Porto Alegre, Brazil – The World Social Forum (WSF) officially began Thursday evening (Jan 31) with a march through the heart of this city’s main business district by some 10,000 delegates waving a sea of mostly red banners, chanting political slogans, and beating pots and pans, a Latin American symbol of protest. They gathered in a lakeside park for a 4-hour cultural performance by a variety of Brazilian bands and dance groups and a satellite hook-up via a giant television screen with worker and labor groups protesting outside the World Economic Summit in New York City.

Comparing this year’s gathering to last years, organizers said that 15,000 people have so far registered, compared with 400 last year, and that 60,000 are expected to attend the Forum over the next six days. The Youth Camp has swelled from one thousand last year to an estimated 10,000, and there are 3,000 journalists registered to cover the Forum.

On Friday (Feb 1), the WSF got down to serious discussions with seven simultaneous morning sessions examining “the production of wealth and social reproduction.” At one session, held in a gymnasium belonging to the military, Willie Madisha, President of COSATU, the main South African labor union federation, told a crowd of 400 that the “World Social Forum provides a space to explore alternatives to the global hegemony of the orthodox neo-liberal strategy. He said, “currently globalization means globalization for the rich” in which “the elites talk of local interests but act from their global interests.” Madisha, whose labor federation has been at loggerheads with the current South African government over its adherence to these policies, said that since the end of apartheid in 1994, “overall growth has declined, and the number of jobs, especially in manufacturing, have declined. The promised influx of foreign investment has been a trickle, unable to balance the financial exodus” from South Africa.

The COSATU leader said these policies need to be challenged through the “globalization of human workers rights” and the development of “a people’s budget” that includes three elements: 1) a broad alliance of the rest of society, including labor, the church, and NGOs; 2) concrete targets that will improve the lives of poor people, including public health care, education, transportation, and a basic income grant to the poor; and 3) public discussion about how governments raise and distribute their budgets. Madisha declared that “our plan here at Porto Alegre is to find a path toward global democracy, which will recreate liberty, equality and fraternity. If we talk only about liberty,” he added, “people will become bitter.” He concluded by arguing for a redistribution of wealth that will provide a “global income grant” to the world’s poor.
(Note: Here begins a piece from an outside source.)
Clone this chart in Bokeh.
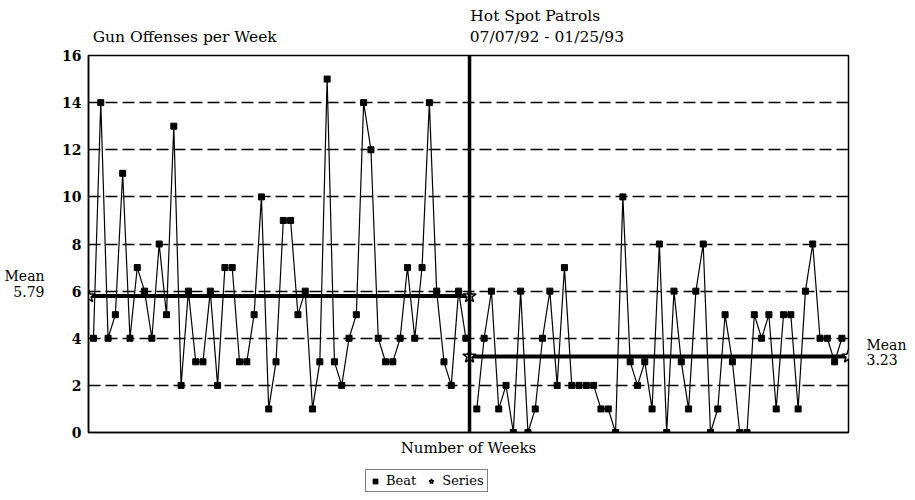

Picking up on these themes, Jeff Faux, president of the Washington-based Economic Policy Institute, declared that the global market system “is a one-party system and this party is Davos, the meeting of the World Economic Forum, which is being held in New York.” In contrast, Porto Alegre is “a meeting of the party in opposition.”

Faux laid out two propositions: 1) that the vast majority of people must work in order to live and 2) that the global marketplace is a protectionist economy because it protects the interests of those who invest rather than those who work for a living. He said that the set of global rules of the WTO, IMF, and U.S. Treasury–including deregulation, privatization, opposition to collective bargaining, and concentration on export-led growth–“is working for the investor class. But the facts are the tide is not rising for all. Over the past 25 years,” Faux stated, “the statistics show that world growth has slowed down while inequality has gotten worse.” In 1980, the richest 10 countries had an income 77 times that of the poorest 10 countries, while in 1999, the gap had leapt to 149 times. Similarly, in 1980, the richest 10% of the world’s population had incomes that were 70 times higher than the world’s poorest 10%. By 1999, this income gap between the rich and poor had escalated to 122 times.

Faux went on to argue that, under neoliberal policies, labor has become even more disadvantaged because capital has the ability to threaten to leave a country and because the role of wages and compensation has changed as globalization has increased. “When the objective is to develop a domestic economy,” Faux noted, “earning higher wages is a benefit to everyone because it increases buying power.” However, when a country depends on export-led growth, “higher wages are viewed as a problem because the elites can make the case that it makes the economy less competitive.”

Faux cited Argentina’s economic collapse to illustrate the failure of current neoliberal models. In Argentina, “capital has relentlessly squeezed labor’s share of income:” although the country’s top 500 firms grew 50% between 1993 and 1998, real wages in those firms grew at less than 20%. An examination of where the profits went shows that the share of income that went to labor between these years dropped from 35% to 28%, while the share to capital increased from 65% to 72%. Similarly, for the three NAFTA countries (Canada, Mexico, and the United States) real wages have declined, while the informal sector has expanded. “The lesson,” concluded Faux “is that no market–whether global or national–works for the majority, without a social contract.”

Faux explained that a “real social contract requires global institutions” that include strategies for economic and social democracy, but that the current global instruments are dominated by “a class that does not want a social contract.” Concluding that “it is a difficult task that we face,” Faux argued that “the world’s working majority has two great advantages:” 1) it is the majority in every country and 2) the world’s workers are indispensable. “While one can imagine a world without multinational investors, it is impossible to imagine a world without workers,” Faux noted.